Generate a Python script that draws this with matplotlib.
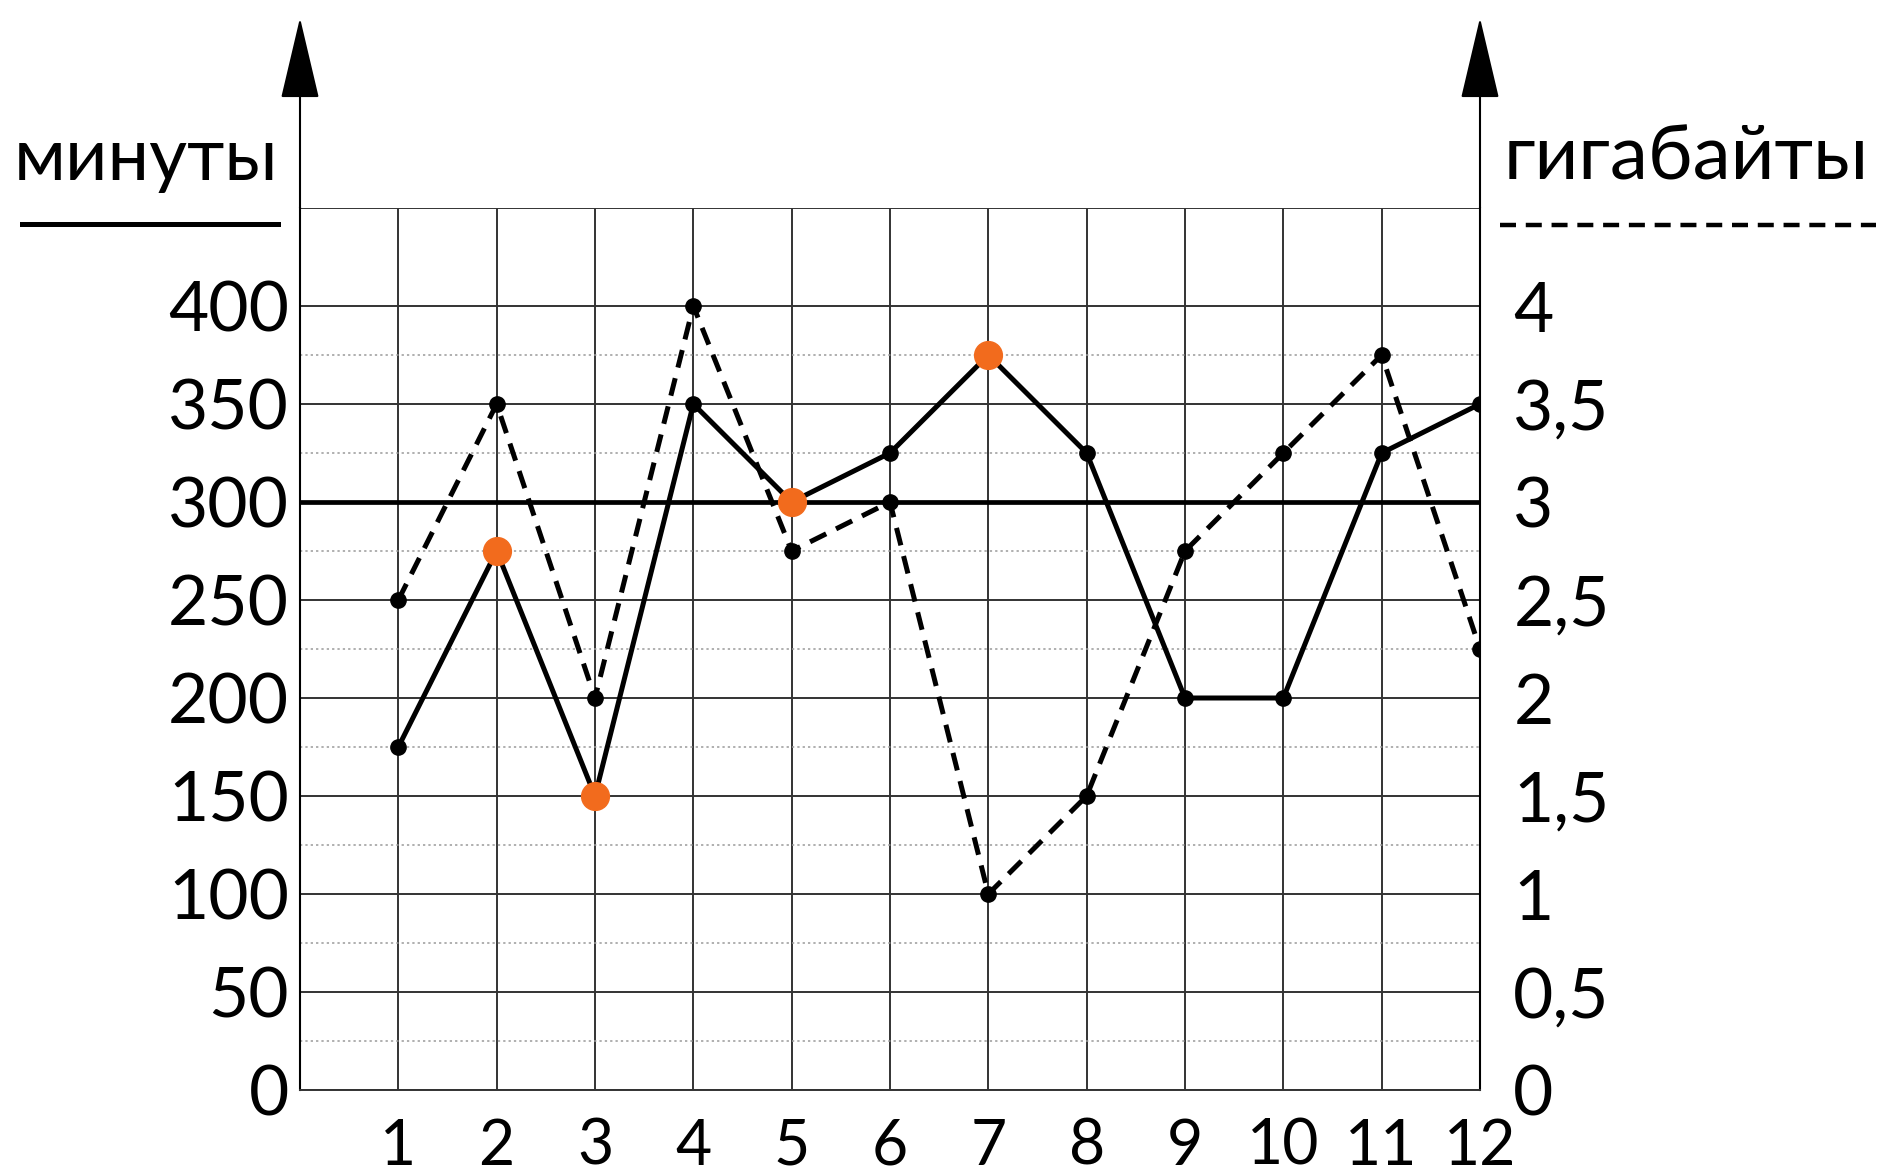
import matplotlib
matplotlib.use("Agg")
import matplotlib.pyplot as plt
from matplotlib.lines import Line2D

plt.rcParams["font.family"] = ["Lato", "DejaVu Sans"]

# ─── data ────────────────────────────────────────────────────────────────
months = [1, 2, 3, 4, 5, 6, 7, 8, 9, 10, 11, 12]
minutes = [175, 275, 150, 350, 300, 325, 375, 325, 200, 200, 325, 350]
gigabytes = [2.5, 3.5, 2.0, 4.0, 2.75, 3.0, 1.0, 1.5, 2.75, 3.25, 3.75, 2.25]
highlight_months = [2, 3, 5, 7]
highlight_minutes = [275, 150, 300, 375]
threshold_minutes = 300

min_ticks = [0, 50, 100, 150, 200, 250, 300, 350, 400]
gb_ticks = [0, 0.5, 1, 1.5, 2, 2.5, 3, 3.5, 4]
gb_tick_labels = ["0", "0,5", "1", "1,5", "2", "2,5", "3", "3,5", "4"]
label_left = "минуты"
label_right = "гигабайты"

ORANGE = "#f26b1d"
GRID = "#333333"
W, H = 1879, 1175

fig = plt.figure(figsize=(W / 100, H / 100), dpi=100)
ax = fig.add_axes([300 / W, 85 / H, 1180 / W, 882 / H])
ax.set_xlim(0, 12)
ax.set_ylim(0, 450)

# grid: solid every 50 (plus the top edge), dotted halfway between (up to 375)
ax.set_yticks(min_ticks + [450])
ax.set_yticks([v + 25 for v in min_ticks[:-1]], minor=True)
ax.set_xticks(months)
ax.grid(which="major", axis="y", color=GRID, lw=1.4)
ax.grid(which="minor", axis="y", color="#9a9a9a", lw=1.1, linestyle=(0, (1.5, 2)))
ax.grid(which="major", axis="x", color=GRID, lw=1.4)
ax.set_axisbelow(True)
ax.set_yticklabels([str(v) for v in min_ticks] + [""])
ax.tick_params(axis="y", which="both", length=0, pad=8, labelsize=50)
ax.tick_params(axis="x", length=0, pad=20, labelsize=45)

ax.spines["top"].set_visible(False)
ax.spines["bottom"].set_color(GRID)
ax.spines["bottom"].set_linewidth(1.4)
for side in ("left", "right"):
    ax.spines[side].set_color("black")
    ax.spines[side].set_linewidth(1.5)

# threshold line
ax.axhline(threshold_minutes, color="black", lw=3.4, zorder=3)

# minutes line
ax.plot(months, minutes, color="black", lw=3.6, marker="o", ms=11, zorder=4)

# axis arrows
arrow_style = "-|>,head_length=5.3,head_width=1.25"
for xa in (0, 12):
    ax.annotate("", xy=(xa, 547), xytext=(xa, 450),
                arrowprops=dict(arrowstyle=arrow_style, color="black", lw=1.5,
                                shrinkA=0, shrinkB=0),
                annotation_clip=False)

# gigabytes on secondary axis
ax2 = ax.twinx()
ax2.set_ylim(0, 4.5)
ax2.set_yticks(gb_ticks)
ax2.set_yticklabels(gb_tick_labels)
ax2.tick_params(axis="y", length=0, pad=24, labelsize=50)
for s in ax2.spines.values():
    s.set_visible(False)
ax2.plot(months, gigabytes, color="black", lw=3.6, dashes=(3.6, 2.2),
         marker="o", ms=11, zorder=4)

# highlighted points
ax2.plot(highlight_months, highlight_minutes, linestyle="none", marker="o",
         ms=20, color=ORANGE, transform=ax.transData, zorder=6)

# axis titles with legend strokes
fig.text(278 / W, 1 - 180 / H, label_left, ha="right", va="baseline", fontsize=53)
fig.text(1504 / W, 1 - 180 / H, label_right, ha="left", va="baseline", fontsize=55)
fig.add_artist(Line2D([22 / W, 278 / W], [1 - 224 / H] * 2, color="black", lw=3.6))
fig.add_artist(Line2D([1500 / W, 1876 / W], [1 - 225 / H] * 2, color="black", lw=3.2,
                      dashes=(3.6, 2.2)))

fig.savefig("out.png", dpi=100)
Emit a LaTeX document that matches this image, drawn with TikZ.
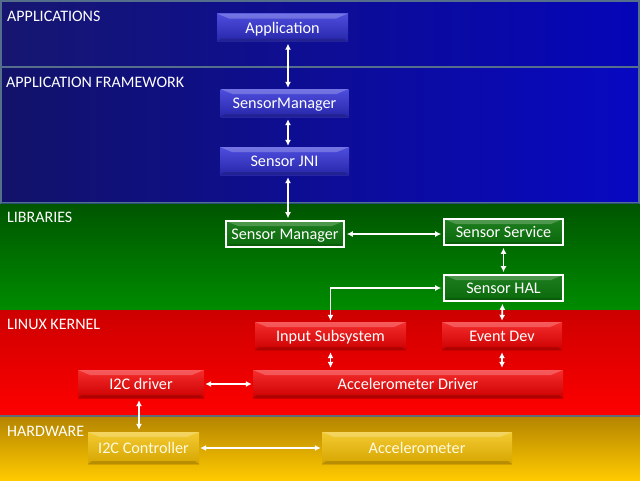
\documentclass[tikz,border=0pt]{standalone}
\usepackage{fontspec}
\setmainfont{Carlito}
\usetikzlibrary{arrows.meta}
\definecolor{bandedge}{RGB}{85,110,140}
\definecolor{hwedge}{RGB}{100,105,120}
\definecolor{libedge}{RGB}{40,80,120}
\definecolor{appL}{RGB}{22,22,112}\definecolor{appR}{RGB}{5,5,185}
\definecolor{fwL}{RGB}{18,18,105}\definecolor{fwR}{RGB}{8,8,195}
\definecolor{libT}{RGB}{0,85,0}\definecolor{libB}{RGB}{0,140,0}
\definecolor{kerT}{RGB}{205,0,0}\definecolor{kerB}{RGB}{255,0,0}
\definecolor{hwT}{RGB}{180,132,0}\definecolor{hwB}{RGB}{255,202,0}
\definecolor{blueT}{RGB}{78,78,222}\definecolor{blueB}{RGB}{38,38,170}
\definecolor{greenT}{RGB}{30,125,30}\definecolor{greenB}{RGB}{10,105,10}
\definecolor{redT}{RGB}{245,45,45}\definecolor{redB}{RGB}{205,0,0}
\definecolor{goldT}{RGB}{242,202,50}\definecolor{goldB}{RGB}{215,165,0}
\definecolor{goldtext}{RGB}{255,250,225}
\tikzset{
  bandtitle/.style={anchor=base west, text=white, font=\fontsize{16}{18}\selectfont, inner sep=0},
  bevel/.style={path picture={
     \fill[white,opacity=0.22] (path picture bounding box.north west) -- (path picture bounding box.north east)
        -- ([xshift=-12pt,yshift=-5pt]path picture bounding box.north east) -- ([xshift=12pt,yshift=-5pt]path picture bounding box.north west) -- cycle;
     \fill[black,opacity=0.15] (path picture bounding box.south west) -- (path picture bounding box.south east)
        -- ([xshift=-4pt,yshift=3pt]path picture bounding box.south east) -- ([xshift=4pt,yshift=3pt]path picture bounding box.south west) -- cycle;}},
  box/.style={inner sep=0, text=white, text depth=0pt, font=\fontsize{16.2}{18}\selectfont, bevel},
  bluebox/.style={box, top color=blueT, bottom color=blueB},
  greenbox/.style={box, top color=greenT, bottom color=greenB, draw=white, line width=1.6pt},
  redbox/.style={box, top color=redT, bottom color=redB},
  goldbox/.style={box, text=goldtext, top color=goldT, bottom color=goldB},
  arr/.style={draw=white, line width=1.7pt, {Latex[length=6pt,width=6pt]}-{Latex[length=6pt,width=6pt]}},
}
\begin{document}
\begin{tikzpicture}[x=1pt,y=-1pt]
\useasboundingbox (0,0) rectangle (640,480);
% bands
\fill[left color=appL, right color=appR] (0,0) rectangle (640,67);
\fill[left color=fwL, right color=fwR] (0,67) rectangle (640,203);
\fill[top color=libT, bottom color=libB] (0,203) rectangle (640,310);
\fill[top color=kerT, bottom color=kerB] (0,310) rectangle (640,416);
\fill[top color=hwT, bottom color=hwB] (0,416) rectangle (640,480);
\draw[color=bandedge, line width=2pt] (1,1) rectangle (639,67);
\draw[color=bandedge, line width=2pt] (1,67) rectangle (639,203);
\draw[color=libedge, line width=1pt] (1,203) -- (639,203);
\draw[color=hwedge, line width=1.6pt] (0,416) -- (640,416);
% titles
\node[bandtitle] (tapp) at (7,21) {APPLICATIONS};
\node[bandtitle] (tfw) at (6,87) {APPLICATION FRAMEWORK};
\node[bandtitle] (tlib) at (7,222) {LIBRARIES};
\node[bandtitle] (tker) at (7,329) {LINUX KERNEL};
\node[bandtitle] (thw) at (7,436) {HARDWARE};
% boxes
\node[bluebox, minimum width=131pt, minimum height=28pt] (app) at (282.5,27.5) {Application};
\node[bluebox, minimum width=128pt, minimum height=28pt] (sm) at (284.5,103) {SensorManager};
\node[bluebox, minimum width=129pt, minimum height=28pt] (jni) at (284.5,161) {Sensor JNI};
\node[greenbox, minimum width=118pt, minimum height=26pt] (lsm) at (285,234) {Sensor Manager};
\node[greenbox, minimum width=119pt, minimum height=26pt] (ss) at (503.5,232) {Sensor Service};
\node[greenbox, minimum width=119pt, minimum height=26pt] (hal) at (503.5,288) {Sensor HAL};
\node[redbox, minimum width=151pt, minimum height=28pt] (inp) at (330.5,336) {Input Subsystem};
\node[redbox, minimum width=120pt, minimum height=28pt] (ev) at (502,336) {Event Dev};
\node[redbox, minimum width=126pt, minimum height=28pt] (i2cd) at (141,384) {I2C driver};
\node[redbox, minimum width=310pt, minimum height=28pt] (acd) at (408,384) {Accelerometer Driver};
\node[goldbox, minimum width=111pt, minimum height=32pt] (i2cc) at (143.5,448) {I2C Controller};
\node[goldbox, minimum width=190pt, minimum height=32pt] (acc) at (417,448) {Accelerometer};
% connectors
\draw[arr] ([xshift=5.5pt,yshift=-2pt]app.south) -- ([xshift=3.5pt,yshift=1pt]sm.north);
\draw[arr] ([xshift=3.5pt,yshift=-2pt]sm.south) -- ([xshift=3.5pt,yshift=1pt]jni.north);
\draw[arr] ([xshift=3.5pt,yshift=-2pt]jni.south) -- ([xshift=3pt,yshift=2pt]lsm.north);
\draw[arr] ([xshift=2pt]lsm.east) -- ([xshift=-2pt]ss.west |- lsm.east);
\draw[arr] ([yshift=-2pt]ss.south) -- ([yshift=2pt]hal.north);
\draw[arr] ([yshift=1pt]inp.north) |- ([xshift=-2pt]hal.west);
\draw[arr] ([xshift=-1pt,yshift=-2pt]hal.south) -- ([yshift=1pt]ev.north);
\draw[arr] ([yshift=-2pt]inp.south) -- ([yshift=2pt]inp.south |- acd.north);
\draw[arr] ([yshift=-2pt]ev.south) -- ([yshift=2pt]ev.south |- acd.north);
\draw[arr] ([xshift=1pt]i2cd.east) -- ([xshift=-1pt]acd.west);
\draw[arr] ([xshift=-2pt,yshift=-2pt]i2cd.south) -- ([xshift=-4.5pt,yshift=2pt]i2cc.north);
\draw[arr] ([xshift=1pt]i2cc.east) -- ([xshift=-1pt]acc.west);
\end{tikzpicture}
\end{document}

What this task involves → Restate the lines of the records exactly, starting at the first and stopping after the line with "threshold_minutes = 300". Leave out any picture.

Task response →
Generate a Python script that draws this with matplotlib.
import matplotlib
matplotlib.use("Agg")
import matplotlib.pyplot as plt
from matplotlib.lines import Line2D

plt.rcParams["font.family"] = ["Lato", "DejaVu Sans"]

# ─── data ────────────────────────────────────────────────────────────────
months = [1, 2, 3, 4, 5, 6, 7, 8, 9, 10, 11, 12]
minutes = [175, 275, 150, 350, 300, 325, 375, 325, 200, 200, 325, 350]
gigabytes = [2.5, 3.5, 2.0, 4.0, 2.75, 3.0, 1.0, 1.5, 2.75, 3.25, 3.75, 2.25]
highlight_months = [2, 3, 5, 7]
highlight_minutes = [275, 150, 300, 375]
threshold_minutes = 300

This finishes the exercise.